Uma segunda coisa legal de se ver é que eles têm problemas tão cabeludos quando nós. Idealizamos que países como Dinamarca, Inglaterra e Espanha já resolveram seus problemas de bullying, infraestrutura de escolas, remuneração e formação de professores, verbas, exclusão social, inclusão de necessidades especiais... Eles têm problemas parecidos com os nossos, assim como alguns distintos, mas há uma essência no ideal de ensinar que conduz os educadores - pelo menos os retratados nas séries - a tentar buscar soluções que visem o crescimento do aluno, de uma forma ou de outra, o que os ajudam também a aprender. Algumas soluções são impensáveis para nós, por conta da cultura e das políticas, e parte delas nem íamos querer mesmo, tal o grau de incômodo que nos traria. Mas outras são um alívio, do tipo, 'cara, é isso que tentamos fazer aqui, e eu achando que era subdesenvolvido'. Mas também podem ter boas ideias, ou, no mínimo, nos fazer pensar. 

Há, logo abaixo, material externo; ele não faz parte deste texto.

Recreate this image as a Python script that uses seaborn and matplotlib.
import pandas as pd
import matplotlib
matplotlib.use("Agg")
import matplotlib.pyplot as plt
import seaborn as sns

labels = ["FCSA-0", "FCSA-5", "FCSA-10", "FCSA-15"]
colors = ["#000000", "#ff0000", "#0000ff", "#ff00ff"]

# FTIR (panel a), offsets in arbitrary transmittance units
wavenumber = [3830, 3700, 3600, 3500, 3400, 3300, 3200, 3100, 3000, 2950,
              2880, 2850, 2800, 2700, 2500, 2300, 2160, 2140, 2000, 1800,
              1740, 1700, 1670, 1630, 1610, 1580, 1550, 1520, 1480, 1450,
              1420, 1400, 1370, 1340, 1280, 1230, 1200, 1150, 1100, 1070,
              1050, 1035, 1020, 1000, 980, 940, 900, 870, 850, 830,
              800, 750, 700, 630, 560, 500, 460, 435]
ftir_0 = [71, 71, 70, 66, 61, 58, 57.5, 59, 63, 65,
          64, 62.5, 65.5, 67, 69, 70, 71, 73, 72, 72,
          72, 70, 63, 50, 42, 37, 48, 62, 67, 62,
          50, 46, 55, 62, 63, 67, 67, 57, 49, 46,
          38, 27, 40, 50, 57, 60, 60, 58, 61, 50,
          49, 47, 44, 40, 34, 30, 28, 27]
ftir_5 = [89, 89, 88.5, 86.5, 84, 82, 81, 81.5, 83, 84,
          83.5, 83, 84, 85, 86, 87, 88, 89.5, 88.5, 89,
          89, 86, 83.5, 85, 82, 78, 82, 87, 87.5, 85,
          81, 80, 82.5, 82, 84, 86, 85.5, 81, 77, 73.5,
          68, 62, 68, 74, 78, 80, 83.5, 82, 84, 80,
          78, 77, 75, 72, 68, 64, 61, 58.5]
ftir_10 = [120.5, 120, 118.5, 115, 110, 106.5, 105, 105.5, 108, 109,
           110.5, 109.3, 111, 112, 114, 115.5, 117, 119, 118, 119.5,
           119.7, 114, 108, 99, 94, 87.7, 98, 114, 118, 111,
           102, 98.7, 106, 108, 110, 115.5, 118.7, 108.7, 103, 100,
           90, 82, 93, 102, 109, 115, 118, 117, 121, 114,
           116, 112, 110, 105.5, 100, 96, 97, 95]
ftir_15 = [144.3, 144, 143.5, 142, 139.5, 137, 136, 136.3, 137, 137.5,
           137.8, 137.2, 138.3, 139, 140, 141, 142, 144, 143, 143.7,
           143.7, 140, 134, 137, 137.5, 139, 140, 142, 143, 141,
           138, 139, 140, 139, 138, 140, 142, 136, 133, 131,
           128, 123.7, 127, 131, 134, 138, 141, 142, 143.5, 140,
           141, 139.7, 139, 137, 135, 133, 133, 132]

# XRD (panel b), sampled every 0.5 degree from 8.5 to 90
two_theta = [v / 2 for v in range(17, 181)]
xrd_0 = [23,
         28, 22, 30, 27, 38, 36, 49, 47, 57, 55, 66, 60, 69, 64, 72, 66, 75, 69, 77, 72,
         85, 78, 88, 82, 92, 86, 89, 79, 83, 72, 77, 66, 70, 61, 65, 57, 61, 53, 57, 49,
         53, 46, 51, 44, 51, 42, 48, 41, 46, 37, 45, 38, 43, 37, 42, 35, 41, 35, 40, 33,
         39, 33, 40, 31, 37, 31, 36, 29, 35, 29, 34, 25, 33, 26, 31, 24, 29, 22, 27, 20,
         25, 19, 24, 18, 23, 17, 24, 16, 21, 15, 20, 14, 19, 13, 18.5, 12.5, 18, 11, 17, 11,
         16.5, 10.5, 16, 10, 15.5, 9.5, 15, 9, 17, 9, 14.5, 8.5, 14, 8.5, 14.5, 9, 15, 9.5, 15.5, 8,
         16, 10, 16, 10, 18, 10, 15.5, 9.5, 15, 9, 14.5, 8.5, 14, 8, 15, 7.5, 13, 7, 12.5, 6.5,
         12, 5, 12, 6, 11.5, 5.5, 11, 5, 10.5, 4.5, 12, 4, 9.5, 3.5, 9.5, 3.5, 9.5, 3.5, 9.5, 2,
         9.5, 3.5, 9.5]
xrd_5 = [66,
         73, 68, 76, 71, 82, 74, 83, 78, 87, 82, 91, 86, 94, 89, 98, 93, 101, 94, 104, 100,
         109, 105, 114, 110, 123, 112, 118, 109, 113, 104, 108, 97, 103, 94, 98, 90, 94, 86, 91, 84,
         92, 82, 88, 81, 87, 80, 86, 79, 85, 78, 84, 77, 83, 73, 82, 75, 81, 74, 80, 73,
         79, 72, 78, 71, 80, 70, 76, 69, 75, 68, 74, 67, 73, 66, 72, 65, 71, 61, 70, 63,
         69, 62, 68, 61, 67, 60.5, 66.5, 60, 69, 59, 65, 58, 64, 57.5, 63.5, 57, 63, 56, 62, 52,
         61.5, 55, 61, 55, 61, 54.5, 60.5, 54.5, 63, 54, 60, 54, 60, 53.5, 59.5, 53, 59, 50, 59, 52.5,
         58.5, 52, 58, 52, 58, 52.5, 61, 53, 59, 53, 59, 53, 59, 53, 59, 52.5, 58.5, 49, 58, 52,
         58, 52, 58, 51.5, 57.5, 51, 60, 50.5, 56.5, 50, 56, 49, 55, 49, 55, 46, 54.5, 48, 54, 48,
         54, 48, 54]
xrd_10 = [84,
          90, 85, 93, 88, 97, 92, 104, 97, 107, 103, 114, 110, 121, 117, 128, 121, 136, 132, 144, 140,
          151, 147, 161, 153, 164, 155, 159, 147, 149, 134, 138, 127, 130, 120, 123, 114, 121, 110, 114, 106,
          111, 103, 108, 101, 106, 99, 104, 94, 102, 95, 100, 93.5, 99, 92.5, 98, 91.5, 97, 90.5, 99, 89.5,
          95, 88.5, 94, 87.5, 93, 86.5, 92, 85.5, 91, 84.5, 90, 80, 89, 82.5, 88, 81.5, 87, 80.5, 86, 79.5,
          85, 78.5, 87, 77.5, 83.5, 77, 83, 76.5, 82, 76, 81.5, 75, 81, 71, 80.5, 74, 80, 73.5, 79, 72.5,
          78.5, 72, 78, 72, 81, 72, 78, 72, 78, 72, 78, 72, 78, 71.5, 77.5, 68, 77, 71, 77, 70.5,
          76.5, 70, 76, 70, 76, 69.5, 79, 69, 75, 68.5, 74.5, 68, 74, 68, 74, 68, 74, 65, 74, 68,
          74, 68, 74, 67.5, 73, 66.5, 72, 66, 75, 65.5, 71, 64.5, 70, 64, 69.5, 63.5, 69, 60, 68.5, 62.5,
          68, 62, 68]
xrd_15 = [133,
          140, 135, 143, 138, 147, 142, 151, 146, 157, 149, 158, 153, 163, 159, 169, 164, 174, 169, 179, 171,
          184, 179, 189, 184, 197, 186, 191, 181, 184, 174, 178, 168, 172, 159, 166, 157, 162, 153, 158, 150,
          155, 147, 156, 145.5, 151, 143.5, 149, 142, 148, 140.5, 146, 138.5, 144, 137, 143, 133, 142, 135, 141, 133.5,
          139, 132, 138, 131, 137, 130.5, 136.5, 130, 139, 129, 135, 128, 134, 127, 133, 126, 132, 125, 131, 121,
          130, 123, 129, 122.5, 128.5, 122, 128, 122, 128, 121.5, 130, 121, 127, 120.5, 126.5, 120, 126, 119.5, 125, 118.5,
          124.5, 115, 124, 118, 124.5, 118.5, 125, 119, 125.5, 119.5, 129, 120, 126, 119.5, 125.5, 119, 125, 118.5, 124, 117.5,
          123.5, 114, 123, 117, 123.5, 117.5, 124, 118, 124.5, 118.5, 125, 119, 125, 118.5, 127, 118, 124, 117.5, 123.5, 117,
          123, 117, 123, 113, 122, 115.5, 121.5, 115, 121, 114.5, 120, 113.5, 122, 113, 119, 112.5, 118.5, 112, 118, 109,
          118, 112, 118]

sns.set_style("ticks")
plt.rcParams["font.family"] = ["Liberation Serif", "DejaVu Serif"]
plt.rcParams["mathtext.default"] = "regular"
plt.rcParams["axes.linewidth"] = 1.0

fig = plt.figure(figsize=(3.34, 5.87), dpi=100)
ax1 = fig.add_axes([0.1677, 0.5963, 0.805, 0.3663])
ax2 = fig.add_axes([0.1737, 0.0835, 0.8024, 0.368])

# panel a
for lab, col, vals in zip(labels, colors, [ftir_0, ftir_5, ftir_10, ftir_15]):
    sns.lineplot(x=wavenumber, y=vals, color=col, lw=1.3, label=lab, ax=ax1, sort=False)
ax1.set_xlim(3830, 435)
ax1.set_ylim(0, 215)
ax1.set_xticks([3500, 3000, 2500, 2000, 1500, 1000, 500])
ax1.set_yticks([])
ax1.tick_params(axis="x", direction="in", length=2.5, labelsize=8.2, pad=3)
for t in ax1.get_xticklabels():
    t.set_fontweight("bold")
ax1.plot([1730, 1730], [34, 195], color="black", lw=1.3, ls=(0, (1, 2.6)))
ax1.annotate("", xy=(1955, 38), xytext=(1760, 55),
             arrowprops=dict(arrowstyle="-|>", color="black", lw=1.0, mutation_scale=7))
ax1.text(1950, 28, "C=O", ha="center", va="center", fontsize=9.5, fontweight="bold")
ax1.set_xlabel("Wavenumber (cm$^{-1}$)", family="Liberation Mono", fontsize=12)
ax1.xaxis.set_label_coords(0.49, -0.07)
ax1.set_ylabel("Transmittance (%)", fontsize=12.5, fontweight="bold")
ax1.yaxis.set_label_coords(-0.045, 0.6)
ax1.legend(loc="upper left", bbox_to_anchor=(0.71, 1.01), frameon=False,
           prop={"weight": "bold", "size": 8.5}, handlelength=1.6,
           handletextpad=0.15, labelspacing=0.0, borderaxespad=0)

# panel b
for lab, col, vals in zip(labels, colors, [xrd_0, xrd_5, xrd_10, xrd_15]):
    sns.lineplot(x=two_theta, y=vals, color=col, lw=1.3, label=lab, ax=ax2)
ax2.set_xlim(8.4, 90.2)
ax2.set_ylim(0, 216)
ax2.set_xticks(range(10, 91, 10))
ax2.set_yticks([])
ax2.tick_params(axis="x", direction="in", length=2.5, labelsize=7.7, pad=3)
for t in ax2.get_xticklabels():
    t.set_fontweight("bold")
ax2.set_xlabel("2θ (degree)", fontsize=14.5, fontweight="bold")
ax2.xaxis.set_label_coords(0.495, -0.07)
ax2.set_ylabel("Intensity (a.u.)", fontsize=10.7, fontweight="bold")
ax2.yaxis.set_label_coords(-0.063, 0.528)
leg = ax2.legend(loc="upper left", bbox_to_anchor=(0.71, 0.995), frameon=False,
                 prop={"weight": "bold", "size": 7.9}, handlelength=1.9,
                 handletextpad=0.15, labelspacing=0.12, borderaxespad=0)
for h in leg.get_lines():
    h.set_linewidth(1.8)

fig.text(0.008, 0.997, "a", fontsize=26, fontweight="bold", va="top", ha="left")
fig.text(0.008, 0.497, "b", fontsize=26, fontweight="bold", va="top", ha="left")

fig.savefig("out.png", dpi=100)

Para não dizer que não assisto as séries norte-americanas, sim, e entre elas, Glee, que foca no grupo de coral da escola. Confesso que o meu interesse inicial era mais pelos números musicais (ainda mais que eles gostavam da banda inglesa Queen assim como eu), mas ela acaba por abordar temáticas juvenis, como a exclusão social, a xenofobia e a homofobia, que a tornam menos bobinha. E não sem me deixar com uma grande inveja dessa tradição das high school em estenderem o horário escolar para atividades extraclasse, como o próprio coral, mas também para clubes de leitura, xadrez e mesmo os esportes. Temos pouco a aprender com o sistema educacional norte-americano, mas essa parte bem que poderia nos ajudar a destravar nosso antigo desejo por uma escola integral.

Atualmente, estou dando chance para Professor Iglesias, bobinha, também com o estereótipo de professor fora do padrão, típico sitcom norte-americano, até com claque gravada, mas me atrai por ser uma escola pública que demonstra toda a estupidez dessa estrutura norte-americana que não decide se quer dar bem-estar social ou ser liberal, sem vontade nenhuma de encontrar um meio-termo. Mas estou no início, posso muito bem me decepcionar. Como aconteceu com outras.

Na medida do possível (tempo e grana para assinaturas são alguns dos empecilhos), os professores poderiam colocar na sua agenda assistir alguns episódios. É muito divertido as pessoas falando catalão, inglês, dinamarquês, mas você reconhecendo fielmente um ambiente comum: carteiras, quadro, alunos sentados, professor de pé, e até mesmo o jeito de dar aulas. É bem capaz de, só vendo as cenas, podemos intuir o que está acontecendo. 

Só uma coisa, no entanto, não consigo me identificar: em nenhuma dessas sérias, as salas tinham mais de 25 alunos!! Essa nossa característica de encher as salas de estudantes e exigir dos professores 'foco no aluno' é uma invenção hipócrita, que as políticas públicas parecem exercer com um certo sadismo. Tanto é que as nossas próprias séries escolares, como a imortal Malhação (muito boa, pessoal!) e Segunda Chamada (triste, mas excelente e real) colocam turmas bem menores do que se vê nas salas, tanto públicas como privadas. Aliás, a única escola do mundo da ficção que retratou as nossas salas apinhadas, que eu me lembre, só mesmo a Escolinha do Prof. Raimundo, nos áureos tempos do Chico Anísio. Pois é, mesmo preciso muita criatividade para dar conta da nossa realidade escolar.